◆ Exercise directions ◆
Return precisely the span of lines from the top of the material below to the line containing "Serif', 'Times New", both included. Pictures are excluded.

◆ Data provided ◆
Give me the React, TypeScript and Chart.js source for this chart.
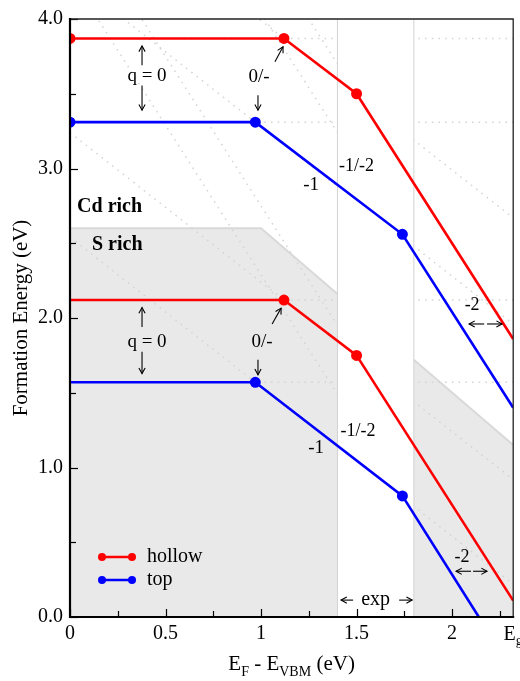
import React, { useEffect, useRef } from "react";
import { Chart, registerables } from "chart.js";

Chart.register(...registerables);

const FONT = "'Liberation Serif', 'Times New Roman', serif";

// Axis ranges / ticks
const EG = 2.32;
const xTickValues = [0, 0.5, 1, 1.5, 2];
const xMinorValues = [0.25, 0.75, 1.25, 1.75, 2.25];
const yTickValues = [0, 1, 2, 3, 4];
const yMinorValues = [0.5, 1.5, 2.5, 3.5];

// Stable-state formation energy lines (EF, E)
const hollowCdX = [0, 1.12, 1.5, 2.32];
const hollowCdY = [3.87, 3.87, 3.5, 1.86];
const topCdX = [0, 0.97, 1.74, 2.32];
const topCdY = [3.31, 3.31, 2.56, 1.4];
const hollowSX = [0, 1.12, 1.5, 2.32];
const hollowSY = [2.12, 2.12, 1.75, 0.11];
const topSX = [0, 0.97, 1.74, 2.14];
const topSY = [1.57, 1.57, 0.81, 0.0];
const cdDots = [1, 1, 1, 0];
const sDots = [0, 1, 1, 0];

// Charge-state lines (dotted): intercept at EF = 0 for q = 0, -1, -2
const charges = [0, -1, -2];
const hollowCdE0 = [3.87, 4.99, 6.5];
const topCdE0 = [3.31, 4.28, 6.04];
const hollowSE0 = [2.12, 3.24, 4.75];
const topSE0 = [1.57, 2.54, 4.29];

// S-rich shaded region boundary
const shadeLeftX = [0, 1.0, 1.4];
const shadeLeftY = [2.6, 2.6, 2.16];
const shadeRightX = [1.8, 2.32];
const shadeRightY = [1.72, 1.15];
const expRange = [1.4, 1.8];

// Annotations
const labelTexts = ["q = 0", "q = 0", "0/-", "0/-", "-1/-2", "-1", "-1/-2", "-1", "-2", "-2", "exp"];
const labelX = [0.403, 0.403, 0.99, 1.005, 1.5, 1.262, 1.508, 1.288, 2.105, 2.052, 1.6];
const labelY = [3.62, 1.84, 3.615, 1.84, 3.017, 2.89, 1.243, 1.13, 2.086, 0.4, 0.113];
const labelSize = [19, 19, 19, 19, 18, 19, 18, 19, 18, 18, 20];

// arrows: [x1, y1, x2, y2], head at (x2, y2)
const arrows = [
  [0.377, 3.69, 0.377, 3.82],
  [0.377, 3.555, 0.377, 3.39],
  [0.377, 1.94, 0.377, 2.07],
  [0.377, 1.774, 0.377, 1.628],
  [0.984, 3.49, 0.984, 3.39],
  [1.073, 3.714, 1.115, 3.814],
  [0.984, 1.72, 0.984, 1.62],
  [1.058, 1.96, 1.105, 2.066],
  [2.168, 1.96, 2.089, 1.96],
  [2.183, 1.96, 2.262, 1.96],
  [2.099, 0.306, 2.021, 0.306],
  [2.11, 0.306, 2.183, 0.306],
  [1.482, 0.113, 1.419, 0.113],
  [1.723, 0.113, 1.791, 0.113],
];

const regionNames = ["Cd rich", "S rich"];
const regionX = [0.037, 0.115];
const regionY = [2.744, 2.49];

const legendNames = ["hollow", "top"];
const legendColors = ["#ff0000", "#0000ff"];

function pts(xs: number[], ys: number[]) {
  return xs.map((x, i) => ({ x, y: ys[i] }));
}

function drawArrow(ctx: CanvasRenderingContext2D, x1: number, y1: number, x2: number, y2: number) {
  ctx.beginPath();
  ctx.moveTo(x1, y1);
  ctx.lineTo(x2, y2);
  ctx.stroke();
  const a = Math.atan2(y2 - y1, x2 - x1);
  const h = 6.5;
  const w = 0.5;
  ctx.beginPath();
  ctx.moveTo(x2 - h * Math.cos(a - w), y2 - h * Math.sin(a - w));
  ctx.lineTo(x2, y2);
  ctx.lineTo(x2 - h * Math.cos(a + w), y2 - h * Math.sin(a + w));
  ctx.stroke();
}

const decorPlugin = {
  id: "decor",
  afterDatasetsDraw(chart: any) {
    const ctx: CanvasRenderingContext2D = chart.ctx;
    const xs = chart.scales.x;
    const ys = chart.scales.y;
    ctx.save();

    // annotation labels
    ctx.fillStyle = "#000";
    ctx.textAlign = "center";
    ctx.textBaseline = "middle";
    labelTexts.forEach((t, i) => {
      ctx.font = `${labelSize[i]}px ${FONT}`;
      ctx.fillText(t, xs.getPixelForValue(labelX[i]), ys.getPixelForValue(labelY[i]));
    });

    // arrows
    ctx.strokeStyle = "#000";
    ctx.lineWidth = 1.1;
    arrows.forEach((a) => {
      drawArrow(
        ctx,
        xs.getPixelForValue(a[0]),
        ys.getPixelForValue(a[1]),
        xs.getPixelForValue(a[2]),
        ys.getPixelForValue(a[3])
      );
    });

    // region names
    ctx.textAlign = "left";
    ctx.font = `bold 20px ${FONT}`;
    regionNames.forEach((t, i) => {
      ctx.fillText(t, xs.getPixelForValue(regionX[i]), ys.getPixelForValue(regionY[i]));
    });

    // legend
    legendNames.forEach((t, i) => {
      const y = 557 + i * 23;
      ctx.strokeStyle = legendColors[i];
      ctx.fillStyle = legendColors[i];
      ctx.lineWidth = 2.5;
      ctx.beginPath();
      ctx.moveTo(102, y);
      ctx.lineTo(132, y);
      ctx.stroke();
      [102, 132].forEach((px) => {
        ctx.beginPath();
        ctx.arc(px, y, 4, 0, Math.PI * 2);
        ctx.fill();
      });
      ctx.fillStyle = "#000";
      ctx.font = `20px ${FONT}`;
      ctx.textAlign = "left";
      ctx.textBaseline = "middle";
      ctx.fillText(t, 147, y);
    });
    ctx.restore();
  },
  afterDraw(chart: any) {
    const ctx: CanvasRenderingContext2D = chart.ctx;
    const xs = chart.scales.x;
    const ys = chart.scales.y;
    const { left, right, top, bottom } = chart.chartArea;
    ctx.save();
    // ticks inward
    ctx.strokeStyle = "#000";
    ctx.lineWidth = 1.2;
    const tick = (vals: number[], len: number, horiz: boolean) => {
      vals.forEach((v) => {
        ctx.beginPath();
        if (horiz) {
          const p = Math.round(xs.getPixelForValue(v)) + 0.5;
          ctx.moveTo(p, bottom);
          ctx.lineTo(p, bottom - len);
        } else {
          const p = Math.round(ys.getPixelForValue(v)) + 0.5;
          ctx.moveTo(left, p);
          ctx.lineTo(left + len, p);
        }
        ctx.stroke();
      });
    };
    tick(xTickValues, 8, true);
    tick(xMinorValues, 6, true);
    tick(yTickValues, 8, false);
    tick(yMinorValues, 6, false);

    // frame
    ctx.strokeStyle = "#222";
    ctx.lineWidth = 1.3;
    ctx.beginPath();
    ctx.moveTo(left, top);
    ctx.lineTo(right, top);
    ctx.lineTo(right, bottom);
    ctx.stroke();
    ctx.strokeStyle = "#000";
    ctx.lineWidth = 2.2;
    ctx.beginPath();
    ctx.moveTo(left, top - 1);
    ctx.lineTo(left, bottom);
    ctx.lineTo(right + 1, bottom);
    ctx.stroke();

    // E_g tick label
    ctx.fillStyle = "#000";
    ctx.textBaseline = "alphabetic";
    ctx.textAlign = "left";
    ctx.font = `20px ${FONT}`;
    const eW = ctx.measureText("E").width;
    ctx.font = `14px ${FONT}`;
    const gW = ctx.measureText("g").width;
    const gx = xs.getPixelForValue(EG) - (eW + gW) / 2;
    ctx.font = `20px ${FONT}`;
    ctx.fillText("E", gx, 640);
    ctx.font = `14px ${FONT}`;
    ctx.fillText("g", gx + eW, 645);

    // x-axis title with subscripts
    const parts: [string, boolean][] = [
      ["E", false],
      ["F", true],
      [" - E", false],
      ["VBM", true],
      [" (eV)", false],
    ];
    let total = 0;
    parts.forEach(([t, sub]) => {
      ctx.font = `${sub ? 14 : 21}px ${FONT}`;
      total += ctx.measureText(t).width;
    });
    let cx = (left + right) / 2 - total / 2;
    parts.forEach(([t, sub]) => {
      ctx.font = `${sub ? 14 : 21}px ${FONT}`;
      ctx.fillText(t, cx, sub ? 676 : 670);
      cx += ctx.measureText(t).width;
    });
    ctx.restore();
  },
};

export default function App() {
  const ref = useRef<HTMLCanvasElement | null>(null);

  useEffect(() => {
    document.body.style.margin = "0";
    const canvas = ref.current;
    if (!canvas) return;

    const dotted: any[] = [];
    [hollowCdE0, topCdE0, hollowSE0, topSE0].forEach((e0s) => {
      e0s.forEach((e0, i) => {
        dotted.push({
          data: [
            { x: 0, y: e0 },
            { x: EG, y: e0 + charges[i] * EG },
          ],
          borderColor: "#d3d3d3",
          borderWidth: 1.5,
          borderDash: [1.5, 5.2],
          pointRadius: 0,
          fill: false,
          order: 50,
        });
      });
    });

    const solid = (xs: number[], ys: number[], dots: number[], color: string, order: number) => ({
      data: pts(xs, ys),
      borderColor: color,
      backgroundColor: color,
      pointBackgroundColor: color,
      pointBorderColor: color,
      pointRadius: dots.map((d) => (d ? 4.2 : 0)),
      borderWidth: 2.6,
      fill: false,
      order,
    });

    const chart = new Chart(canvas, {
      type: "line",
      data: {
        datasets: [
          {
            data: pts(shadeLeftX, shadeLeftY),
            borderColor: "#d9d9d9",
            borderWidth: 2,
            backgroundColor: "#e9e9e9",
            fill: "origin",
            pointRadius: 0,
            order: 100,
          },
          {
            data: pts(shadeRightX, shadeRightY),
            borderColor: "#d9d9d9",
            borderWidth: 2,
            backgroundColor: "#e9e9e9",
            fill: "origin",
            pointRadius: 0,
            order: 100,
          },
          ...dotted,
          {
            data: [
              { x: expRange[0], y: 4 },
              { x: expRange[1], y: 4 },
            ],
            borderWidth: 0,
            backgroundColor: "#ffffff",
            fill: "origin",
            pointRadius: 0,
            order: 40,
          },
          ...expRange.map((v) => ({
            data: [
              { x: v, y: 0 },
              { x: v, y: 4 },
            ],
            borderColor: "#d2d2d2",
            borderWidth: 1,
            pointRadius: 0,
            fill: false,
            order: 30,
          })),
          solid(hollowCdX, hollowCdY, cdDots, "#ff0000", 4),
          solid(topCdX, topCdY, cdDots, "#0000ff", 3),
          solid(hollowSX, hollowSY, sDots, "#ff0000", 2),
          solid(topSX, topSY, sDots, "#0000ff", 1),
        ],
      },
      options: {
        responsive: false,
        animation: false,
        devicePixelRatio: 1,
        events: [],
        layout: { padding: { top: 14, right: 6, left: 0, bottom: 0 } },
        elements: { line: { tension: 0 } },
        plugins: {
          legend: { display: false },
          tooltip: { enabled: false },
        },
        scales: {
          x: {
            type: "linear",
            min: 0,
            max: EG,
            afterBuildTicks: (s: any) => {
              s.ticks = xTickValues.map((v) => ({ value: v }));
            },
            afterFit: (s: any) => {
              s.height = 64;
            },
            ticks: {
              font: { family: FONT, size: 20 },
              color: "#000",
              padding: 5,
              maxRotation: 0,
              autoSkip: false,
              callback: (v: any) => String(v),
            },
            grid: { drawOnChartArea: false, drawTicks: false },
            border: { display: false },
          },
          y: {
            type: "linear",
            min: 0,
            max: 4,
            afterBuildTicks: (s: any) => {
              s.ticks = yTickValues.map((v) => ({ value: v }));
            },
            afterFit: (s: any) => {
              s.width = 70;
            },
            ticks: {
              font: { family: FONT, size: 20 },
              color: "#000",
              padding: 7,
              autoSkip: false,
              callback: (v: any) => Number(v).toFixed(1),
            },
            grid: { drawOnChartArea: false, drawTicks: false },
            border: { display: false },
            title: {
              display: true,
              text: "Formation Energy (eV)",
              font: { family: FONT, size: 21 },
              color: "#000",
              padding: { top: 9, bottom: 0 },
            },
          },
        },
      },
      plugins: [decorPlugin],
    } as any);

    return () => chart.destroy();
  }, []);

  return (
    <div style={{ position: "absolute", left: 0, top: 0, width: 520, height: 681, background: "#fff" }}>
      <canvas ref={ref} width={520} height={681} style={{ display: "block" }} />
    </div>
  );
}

◆ Reply to the exercise ◆
Give me the React, TypeScript and Chart.js source for this chart.
import React, { useEffect, useRef } from "react";
import { Chart, registerables } from "chart.js";

Chart.register(...registerables);

const FONT = "'Liberation Serif', 'Times New Roman', serif";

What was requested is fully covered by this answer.